The original design of La Sagrada Familia called for eighteen towers to be built. To date, only eight towers exist. Work continues on the cathedral, however. Although the interior is now complete, the exterior will not be finished until 2026, the centenary of Gaudi’s death.
There are three facades. The Nativity Façade faces east and was finished by Gaudi himself. It was built in a Baroque style, ornamented with motifs of plants and animals. On the opposite side, the Passion Façade depicts the crucifixion. After the sculptures of the crucified Christ were added in 1987, there was a great deal of public outcry, as the abstract style was quite different from Gaudi’s.
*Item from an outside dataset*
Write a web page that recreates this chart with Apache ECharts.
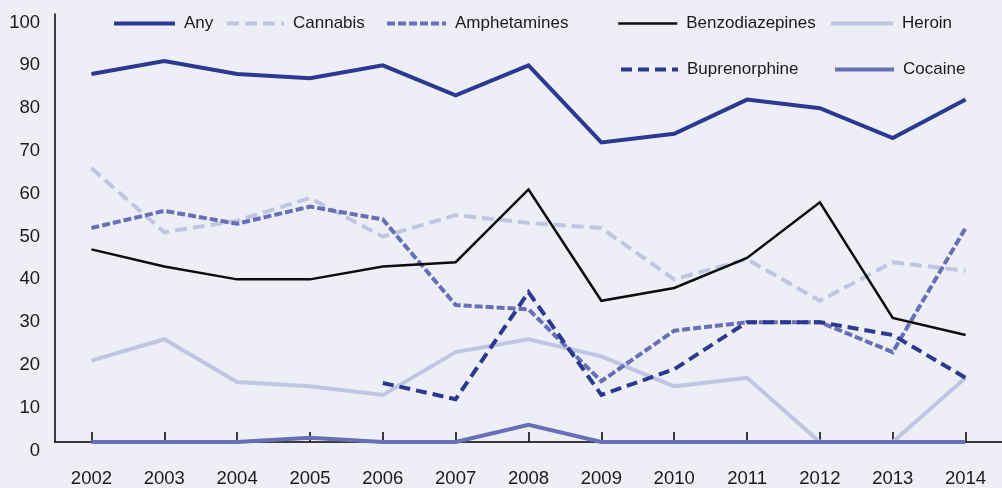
<!DOCTYPE html>
<html>
<head>
<meta charset="utf-8">
<script src="https://cdn.jsdelivr.net/npm/echarts@6/dist/echarts.min.js"></script>
<style>
html,body{margin:0;padding:0;background:#EDEEF6;}
#c{width:1002px;height:488px;}
</style>
</head>
<body>
<div id="c"></div>
<script>
const years = ['2002','2003','2004','2005','2006','2007','2008','2009','2010','2011','2012','2013','2014'];
const anyDrug = [86,89,86,85,88,81,88,70,72,80,78,71,80];
const cannabis = [64,49,51.7,57,48,53,51.2,50,38,42.7,33,42,40];
const amphetamines = [50,54,51,55,52,32,31,14.2,26,28,28,21,50];
const benzodiazepines = [45,41,38,38,41,42,59,33,36,43,56,29,25];
const heroin = [19,24,14,13,11,21,24,20,13,15,0,0,15];
const buprenorphine = [null,null,null,null,13.8,10,35,11,17,28,28,25,15];
const cocaine = [0,0,0,1,0,0,4,0,0,0,0,0,0];
const yTicks = [0,10,20,30,40,50,60,70,80,90,100];

// pick a narrow font if one is installed, else Liberation Sans at a smaller size
function hasFont(name){
  const ctx = document.createElement('canvas').getContext('2d');
  ctx.font = '20px monospace';
  const w0 = ctx.measureText('Benzodiazepines 2002').width;
  ctx.font = '20px "' + name + '", monospace';
  return ctx.measureText('Benzodiazepines 2002').width !== w0;
}
let FONT, LEG_SIZE, AX_SIZE;
if (hasFont('Liberation Sans Narrow')) { FONT = '"Liberation Sans Narrow"'; LEG_SIZE = 20; AX_SIZE = 21; }
else if (hasFont('Arial Narrow')) { FONT = '"Arial Narrow"'; LEG_SIZE = 20; AX_SIZE = 21; }
else { FONT = '"Liberation Sans", Arial, sans-serif'; LEG_SIZE = 17; AX_SIZE = 18.5; }

const NAVY = '#2B3990';
const MID = '#6770B6';
const LIGHT = '#C0C6E1';

function mkSeries(name, data, color, width, type, z){
  return {
    name: name, type: 'line', data: data, symbol: 'none', z: z,
    lineStyle: {color: color, width: width, type: type, cap: 'butt', join: 'miter'},
    itemStyle: {color: color},
    emphasis: {disabled: true}
  };
}

function mkLegend(name, left, top, w, lw){
  return {
    data: [name], left: left - 5, top: top, itemWidth: w, itemHeight: 14,
    itemStyle: {opacity: 0},
    lineStyle: {width: lw},
    textStyle: {fontFamily: FONT, fontSize: LEG_SIZE, color: '#1a1a1a', padding: [0,0,0,4]},
    selectedMode: false
  };
}

const chart = echarts.init(document.getElementById('c'), null, {renderer: 'canvas'});
chart.setOption({
  backgroundColor: '#EDEEF6',
  animation: false,
  legend: [
    mkLegend('Any', 112, 10, 61, 4),
    mkLegend('Cannabis', 225, 10, 57, 4),
    mkLegend('Amphetamines', 385, 10, 59, 4),
    mkLegend('Benzodiazepines', 617, 10, 59, 2.5),
    mkLegend('Heroin', 829, 10, 62, 4),
    mkLegend('Buprenorphine', 619, 56, 57, 4),
    mkLegend('Cocaine', 833, 56, 59, 4)
  ],
  grid: {left: 55, right: -9, top: 14, bottom: 45.5, containLabel: false},
  xAxis: {
    type: 'category', data: years, boundaryGap: true,
    axisLine: {lineStyle: {color: '#000', width: 1.5}},
    axisTick: {show: true, inside: true, length: 10, alignWithLabel: true, lineStyle: {color: '#000', width: 1.5}},
    axisLabel: {fontFamily: FONT, fontSize: AX_SIZE, color: '#1a1a1a', margin: 27},
    splitLine: {show: false}
  },
  yAxis: {
    type: 'value', min: yTicks[0], max: yTicks[yTicks.length-1], interval: 10,
    axisLine: {show: true, lineStyle: {color: '#000', width: 1.5}},
    axisTick: {show: false},
    axisLabel: {fontFamily: FONT, fontSize: AX_SIZE, color: '#1a1a1a', margin: 15, verticalAlign: 'top', lineHeight: 17},
    splitLine: {show: false}
  },
  series: [
    mkSeries('Any', anyDrug, NAVY, 4, 'solid', 10),
    mkSeries('Cannabis', cannabis, LIGHT, 4, [12,6], 3),
    mkSeries('Amphetamines', amphetamines, MID, 4, [8,3], 4),
    mkSeries('Benzodiazepines', benzodiazepines, '#0d0d0d', 2.5, 'solid', 5),
    mkSeries('Heroin', heroin, LIGHT, 4, 'solid', 2),
    mkSeries('Buprenorphine', buprenorphine, NAVY, 4, [11,6], 6),
    mkSeries('Cocaine', cocaine, MID, 4, 'solid', 7)
  ]
});
</script>
</body>
</html>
The main façade, known as the Glory Façade, is still under construction and when completed will picture life and death.
Although I’d seen photos of the exterior, I never imaged what waited inside. When I entered, I gasped. A magical feeling washed over me as I beheld this vaulting, light-filled space. The design was intended to feel like a forest, with inclined columns like branching trees. Natural light filters through to what feels like a forest floor. It shines through both stained glass and clear windows and casts patterns in colors around the space, creating an ethereal, inspiring atmosphere. I’d love to go back multiple times to see how the light changes during different times of day and seasons.
If you’re going to visit this marvel, it’s wise to purchase a “skip the line” ticket in advance. Otherwise, you’ll find yourself waiting in line for a couple of hours. You can also visit the towers, but they’re not always open.